[begin GIVEN MATERIAL]
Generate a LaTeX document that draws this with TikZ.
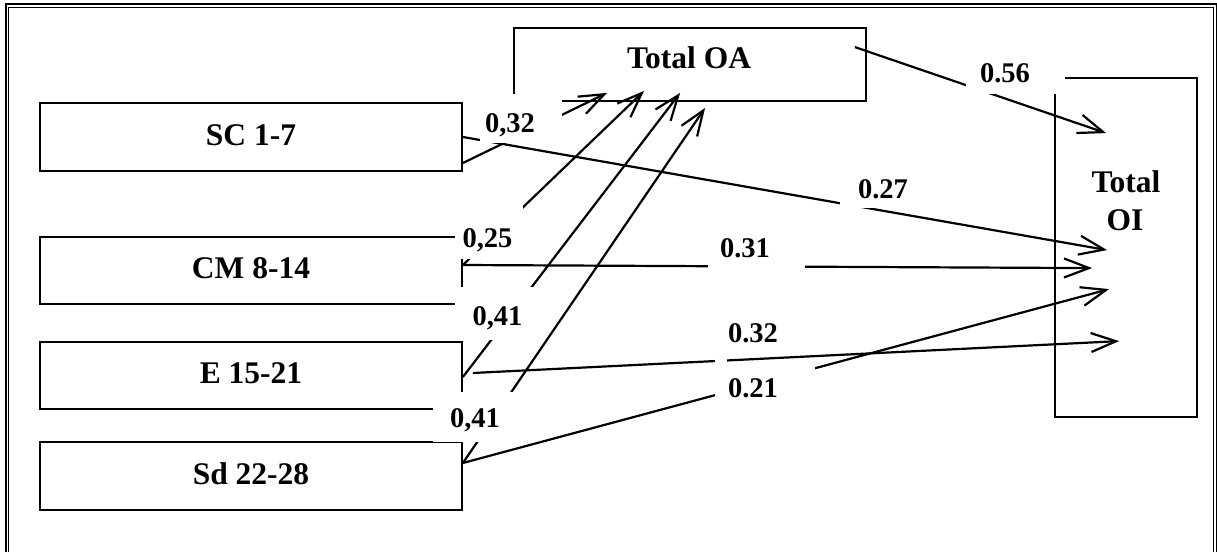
\documentclass[tikz,border=0pt]{standalone}
\usepackage{fontspec}
\setmainfont{Liberation Serif}
\usetikzlibrary{arrows.meta}
\begin{document}
\begin{tikzpicture}[x=1pt,y=-1pt,
  varbox/.style={draw, line width=1.8pt, inner sep=0pt, minimum width=422pt,
    minimum height=67.5pt, font=\fontsize{31.5}{36}\selectfont\bfseries,
    text height=22pt, text depth=6pt},
  bigbox/.style={draw, line width=1.8pt, inner sep=0pt},
  boxtext/.style={anchor=base, inner sep=0pt, font=\fontsize{31.5}{36}\selectfont\bfseries},
  coef/.style={anchor=base, inner sep=0pt, font=\fontsize{28.5}{32}\selectfont\bfseries},
  link/.style={line width=2.2pt, -{Straight Barb[length=25pt,width=19pt]}},
  cover/.style={fill=white}
]
\useasboundingbox (0,0) rectangle (1217,551);

% double frame, open at the bottom
\draw[line width=2pt] (6,560) -- (6,4.5) -- (1216.8,4.5) -- (1216.8,560);
\draw[line width=1.3pt] (8.6,560) -- (8.6,7.4) -- (1213.4,7.4) -- (1213.4,560);

% dimension boxes
\node[varbox] (sc) at (251,137) {SC 1-7};
\node[varbox] (cm) at (251,270.5) {CM 8-14};
\node[varbox] (e) at (251,375.5) {E 15-21};
\node[varbox] (sd) at (251,476) {Sd 22-28};

% outcome boxes
\node[bigbox, minimum width=352pt, minimum height=73pt] (oa) at (690,64.5) {};
\node[bigbox, minimum width=142pt, minimum height=339pt] (oi) at (1126,247.5) {};
\node[boxtext] (oatext) at (689,68) {Total OA};
\node[boxtext] (oitext1) at (1126,192) {Total};
\node[boxtext] (oitext2) at (1125,230) {OI};

% paths
\draw[link] (sc.east) -- ([shift={(53pt,-173pt)}]oi.north west);
\draw[link] ([yshift=-26pt]sc.east) -- ([shift={(94pt,9pt)}]oa.south west);
\draw[link] ([yshift=5.5pt]cm.east) -- ([shift={(131pt,11pt)}]oa.south west);
\draw[link] ([yshift=5.5pt]cm.east) -- ([shift={(38pt,-191pt)}]oi.north west);
\draw[link] ([yshift=-1.5pt]e.east) -- ([shift={(167pt,9pt)}]oa.south west);
\draw[link] ([shift={(10pt,2.5pt)}]e.east) -- ([shift={(65pt,-264pt)}]oi.north west);
\draw[link] ([yshift=13pt]sd.east) -- ([shift={(192pt,-6pt)}]oa.south west);
\draw[link] ([yshift=13pt]sd.east) -- ([shift={(55pt,-212pt)}]oi.north west);
\draw[link] ([shift={(-12pt,-20pt)}]oa.north east) -- ([shift={(52pt,-56pt)}]oi.north west);

% coefficient labels on white patches
\fill[cover] (480,94) rectangle (562,143);
\node[coef] (k032) at (510,132) {0,32};
\fill[cover] (455,206) rectangle (523,259);
\node[coef] (k025) at (487.5,247) {0,25};
\fill[cover] (455,287) rectangle (537,340);
\node[coef] (k041a) at (497.5,325) {0,41};
\fill[cover] (433,392) rectangle (514,441.5);
\node[coef] (k041b) at (475,427) {0,41};
\fill[cover] (966,50) rectangle (1065,94);
\node[coef] (k056) at (1005,82) {0.56};
\fill[cover] (840,170) rectangle (876,208);
\node[coef] (k027) at (883,198) {0.27};
\fill[cover] (708,228) rectangle (805,276);
\node[coef] (k031) at (745,257) {0.31};
\fill[cover] (715,318) rectangle (727,363.5);
\node[coef] (k032b) at (753,342) {0.32};
\fill[cover] (715,364) rectangle (815,402);
\node[coef] (k021) at (753,397) {0.21};
\end{tikzpicture}
\end{document}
[end GIVEN MATERIAL]
◆ WHAT IS BEING ASKED
In the data above, please extract the lines from the first one through the line with "(0,0) rectangle (1217,551);", exactly, and keep pictures out.

◆ ANSWER BELOW
Generate a LaTeX document that draws this with TikZ.
\documentclass[tikz,border=0pt]{standalone}
\usepackage{fontspec}
\setmainfont{Liberation Serif}
\usetikzlibrary{arrows.meta}
\begin{document}
\begin{tikzpicture}[x=1pt,y=-1pt,
  varbox/.style={draw, line width=1.8pt, inner sep=0pt, minimum width=422pt,
    minimum height=67.5pt, font=\fontsize{31.5}{36}\selectfont\bfseries,
    text height=22pt, text depth=6pt},
  bigbox/.style={draw, line width=1.8pt, inner sep=0pt},
  boxtext/.style={anchor=base, inner sep=0pt, font=\fontsize{31.5}{36}\selectfont\bfseries},
  coef/.style={anchor=base, inner sep=0pt, font=\fontsize{28.5}{32}\selectfont\bfseries},
  link/.style={line width=2.2pt, -{Straight Barb[length=25pt,width=19pt]}},
  cover/.style={fill=white}
]
\useasboundingbox (0,0) rectangle (1217,551);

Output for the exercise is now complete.